Getting a Tattoo at Tattoo Marks from The Daily Collegian on Vimeo.

This was a fascinating assignment because tattoos are naturally a visual medium, and because I'd never seen someone get a tattoo before.  I'd had a faint idea that there was a vibrating needle involved and it stung, so it was extremely cool to be able to get right next to Cristin getting tattoed by Tim Sellers, of Tattoo Marks.

This was just a supplement for a longer story, but I'd really like to do more video about tattoos, mostly because filming them from a foot away is so rad.

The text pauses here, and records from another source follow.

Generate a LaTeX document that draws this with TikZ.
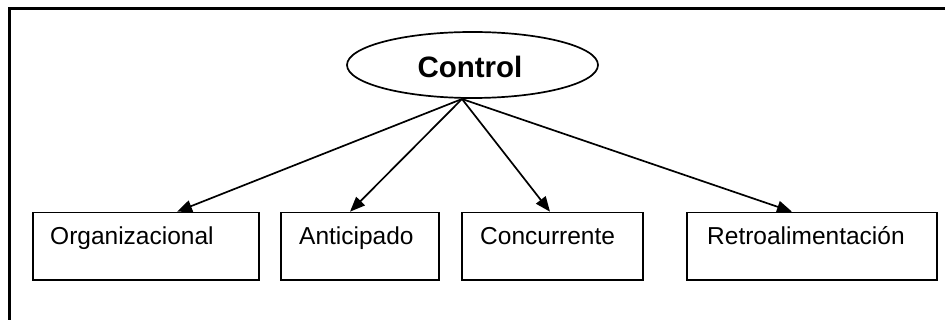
\documentclass[tikz,border=0pt]{standalone}
\usepackage{fontspec}
\setmainfont{Liberation Sans}
\usetikzlibrary{arrows.meta,calc,shapes.geometric}
\tikzset{
  boxstyle/.style={draw, line width=1.8pt, rectangle, anchor=north west, inner sep=0pt},
  lbl/.style={anchor=base west, inner sep=0pt, font=\fontsize{24.5}{29}\selectfont},
  conn/.style={line width=1.7pt, -{Triangle[length=15pt,width=12pt]}},
  frameline/.style={line width=2.5pt}
}
\begin{document}
\begin{tikzpicture}[x=1pt,y=-1pt]
\useasboundingbox (0,0) rectangle (945,320);
% frame
\coordinate (fl) at (9.5,320);
\coordinate (ftl) at (9.5,8.5);
\coordinate (ftr) at (945,8.5);
\draw[frameline] (fl) -- (ftl) -- (ftr);
% top ellipse
\node[draw, ellipse, line width=1.7pt, minimum width=251pt, minimum height=66pt, inner sep=0pt] (ctl) at (472.5,65) {};
\node[anchor=base, inner sep=0pt, font=\fontsize{29.5}{34}\selectfont\bfseries] (ctltext) at (470,78) {Control};
\coordinate (apex) at (462,99);
% boxes
\node[boxstyle, minimum width=226pt, minimum height=67.5pt] (b1) at (32,211.7) {};
\node[boxstyle, minimum width=158pt, minimum height=67.5pt] (b2) at (280,211.7) {};
\node[boxstyle, minimum width=181pt, minimum height=67.5pt] (b3) at (461,211.7) {};
\node[boxstyle, minimum width=250pt, minimum height=67.5pt] (b4) at (686,211.7) {};
% labels
\node[lbl] (t1) at (50,245) {Organizacional};
\node[lbl] (t2) at (299,245) {Anticipado};
\node[lbl] (t3) at (480,245) {Concurrente};
\node[lbl] (t4) at (707,245) {Retroalimentación};
% arrow targets on box tops
\coordinate (e1) at ($(b1.north west)+(145,0)$);
\coordinate (e2) at ($(b2.north west)+(70,0)$);
\coordinate (e3) at ($(b3.north west)+(89,0)$);
\coordinate (e4) at ($(b4.north west)+(106,0)$);
\draw[conn] (apex) -- (e1);
\draw[conn] (apex) -- (e2);
\draw[conn] (apex) -- (e3);
\draw[conn] (apex) -- (e4);
\end{tikzpicture}
\end{document}
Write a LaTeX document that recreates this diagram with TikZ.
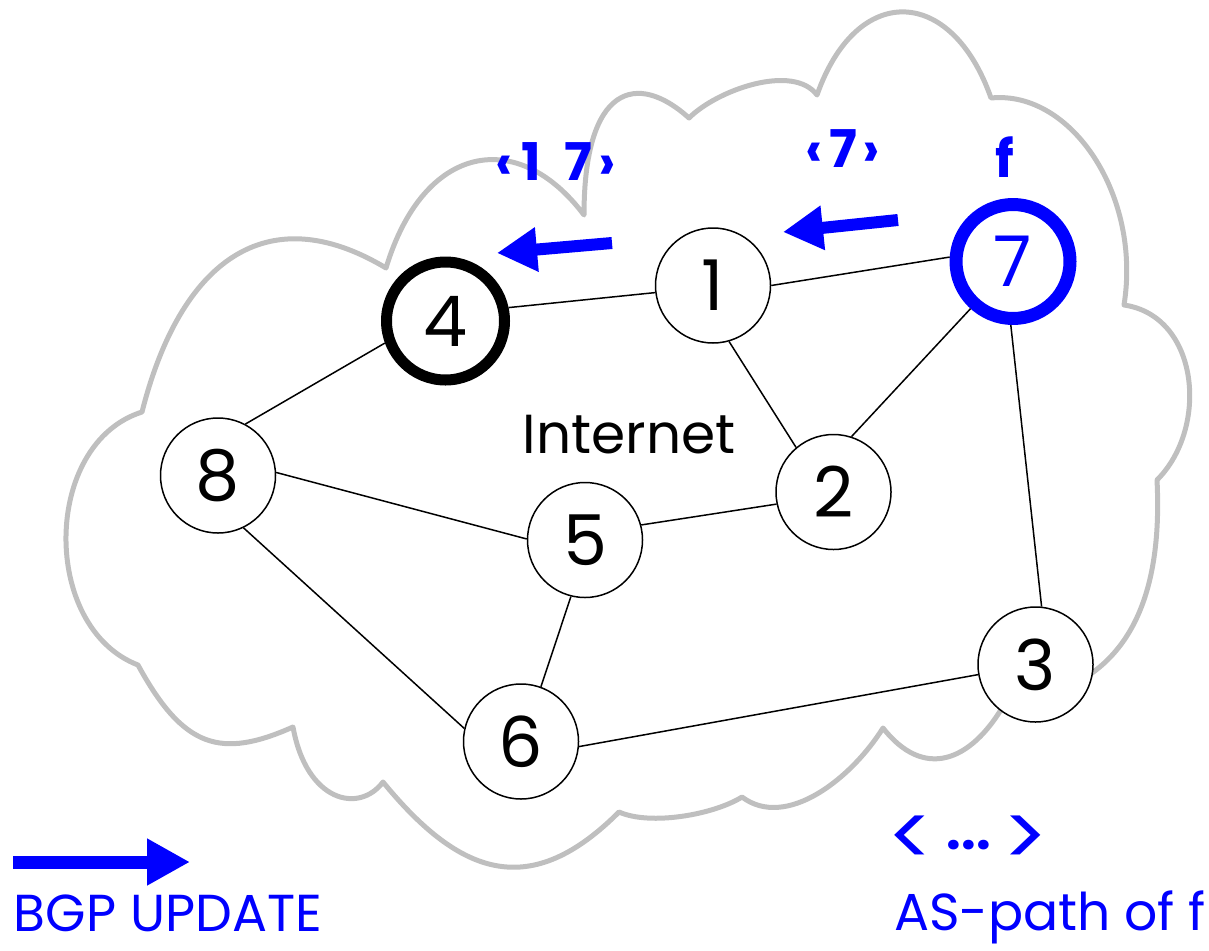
\documentclass[tikz,border=0pt]{standalone}
\usepackage{fontspec}
\setmainfont{Poppins}
\usepackage{tikz}
\usetikzlibrary{arrows.meta}

\begin{document}
\begin{tikzpicture}[x=1pt,y=-1pt,line join=round,
    as/.style={circle,draw,fill=white,line width=1.5pt,minimum size=115pt,inner sep=0pt,font=\fontsize{70}{80}\selectfont},
    cloudline/.style={draw=black!25,line width=5pt},
    update/.style={blue,line width=12pt,-{Triangle[length=40pt,width=42pt]}},
    path/.style={blue,inner sep=0pt,font=\fontsize{52}{60}\selectfont\bfseries},
    legend/.style={blue,inner sep=0pt,font=\fontsize{52}{60}\selectfont}]
  \useasboundingbox (0,0) rectangle (1209,950);
  % the cloud, one lobe after the other
  \draw[cloudline] (142,412) .. controls (180,262) and (266,196) .. (386,268)
    .. controls (423.7,143.2) and (518,127) .. (584,215)
    .. controls (584,85) and (637,71) .. (689,118)
    .. controls (717,90) and (793,63) .. (817,95)
    .. controls (856.6,-17.8) and (951.4,-14.8) .. (991,98)
    .. controls (1071,90) and (1141.6,195) .. (1124,305)
    .. controls (1199,316) and (1209.5,427.5) .. (1157,480)
    .. controls (1164.5,630) and (1105,693) .. (1005,703)
    .. controls (970,764) and (923,779) .. (883,728)
    .. controls (851,779) and (786,830) .. (742,797)
    .. controls (714,814.5) and (650.5,826) .. (619,812)
    .. controls (531.5,899.5) and (461.75,878.25) .. (383,782)
    .. controls (359,814) and (306.5,802) .. (293,727)
    .. controls (221,759) and (183.6,748.6) .. (138,665)
    .. controls (40.4,627.2) and (42.25,443.5) .. (142,412) -- cycle;

  \node[as] (as_1) at (713,285.5) {1};
  \node[as] (as_2) at (833.5,492) {2};
  \node[as] (as_3) at (1035.5,664.5) {3};
  \node[as,minimum size=118pt,line width=11pt] (as_4) at (445.5,321) {4};
  \node[as] (as_5) at (585,540) {5};
  \node[as] (as_6) at (521,741.5) {6};
  \node[as,draw=blue,text=blue,minimum size=114pt,line width=13pt] (as_7) at (1013,261.5) {7};
  \node[as] (as_8) at (218,475.5) {8};

  \draw[line width=1.5pt] (as_4.12)   -- (as_1.187);
  \draw[line width=1.5pt] (as_1.0)    -- (as_7.176);
  \draw[line width=1.5pt] (as_1.-74)  -- (as_2.130);
  \draw[line width=1.5pt] (as_7.228)  -- (as_2.72);
  \draw[line width=1.5pt] (as_7.-92)  -- (as_3.84);
  \draw[line width=1.5pt] (as_4.200)  -- (as_8.62);
  \draw[line width=1.5pt] (as_8.3)    -- (as_5.179);
  \draw[line width=1.5pt] (as_8.-64)  -- (as_6.167);
  \draw[line width=1.5pt] (as_5.-104) -- (as_6.70);
  \draw[line width=1.5pt] (as_5.15)   -- (as_2.192);
  \draw[line width=1.5pt] (as_6.-5)   -- (as_3.190);

  \node[inner sep=0pt,font=\fontsize{55}{60}\selectfont,anchor=base] (inet) at (629,453) {Internet};

  % updates travelling from 7 towards 4
  \coordinate (u1_s) at (612,243);
  \coordinate (u1_e) at (497,253);
  \coordinate (u2_s) at (898,220);
  \coordinate (u2_e) at (783,232);
  \draw[update] (u2_s) -- (u2_e);
  \draw[update] (u1_s) -- (u1_e);
  \node[path,anchor=base] (p_17) at (556,180) {‹\hspace{8pt}1\hspace{24pt}7\hspace{6pt}›};
  \node[path,anchor=base] (p_7)  at (843,167) {‹\hspace{6pt}7\hspace{6pt}›};
  \node[path,anchor=base] (p_f)  at (1005,177) {f};

  % legend
  \coordinate (l_s) at (13,862);
  \coordinate (l_e) at (190,862);
  \draw[update,line width=13pt,-{Triangle[length=43pt,width=44pt]}] (l_s) -- (l_e);
  \node[legend,anchor=base] (l_bgp) at (168,931) {BGP UPDATE};
  \node[path,anchor=base] (l_dots) at (968,866) {{\mdseries\fontsize{85}{90}\selectfont<}\hspace{12pt}\raisebox{17pt}{...}\hspace{12pt}{\mdseries\fontsize{85}{90}\selectfont>}};
  \node[legend,anchor=base] (l_as) at (1050,930) {AS-path of f};
\end{tikzpicture}
\end{document}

Sugarplum Fairy with a Bum Knee

Marina is a junior in high school who dances at a community theater, and she was preparing to appear as the Sugar Plum Fairy in the Nutcracker when I made this video. Marina planned to go to Point Park University, a performing arts school, until she snapped her IT band during her high school musical, an injury that seriously hindered but didn't end her dancing career. She talks about what it's like when your passion causes you pain, and the razor focus you need to dance well onstage.


Sugar Plum Fairy with a Bum Knee from Kelly Tunney on Vimeo.

I did this video for my Comm 481 final project last semester (December 2012). I learned a lot about shooting dynamic video here - mainly how tough it is to shoot wide-open on a homemade steadicam that's a monopod with a brick duct-taped to it.  Later in the lab, I stared at it for about six hours straight when it was 97% done, unable to tweak the final sequence, until Erin Ryan, a film major/lab tech, helped me out with matching action.

Tuesday, January 15, 2013

A Cosmic Minigolf Video


Cosmic Minigolf at The HUB from The Daily Collegian on Vimeo.
So I shot and edited this on Tuesday evening as sort of an inaugural multimedia story for myself at the Collegian.  The musical background makes sound editing continuity tricky, and of course the deafening music made the interviews trickier, but all in all I think it's a decent start.

Feel free to watch it in fullscreen too, I didn't buy a 60D for nothing.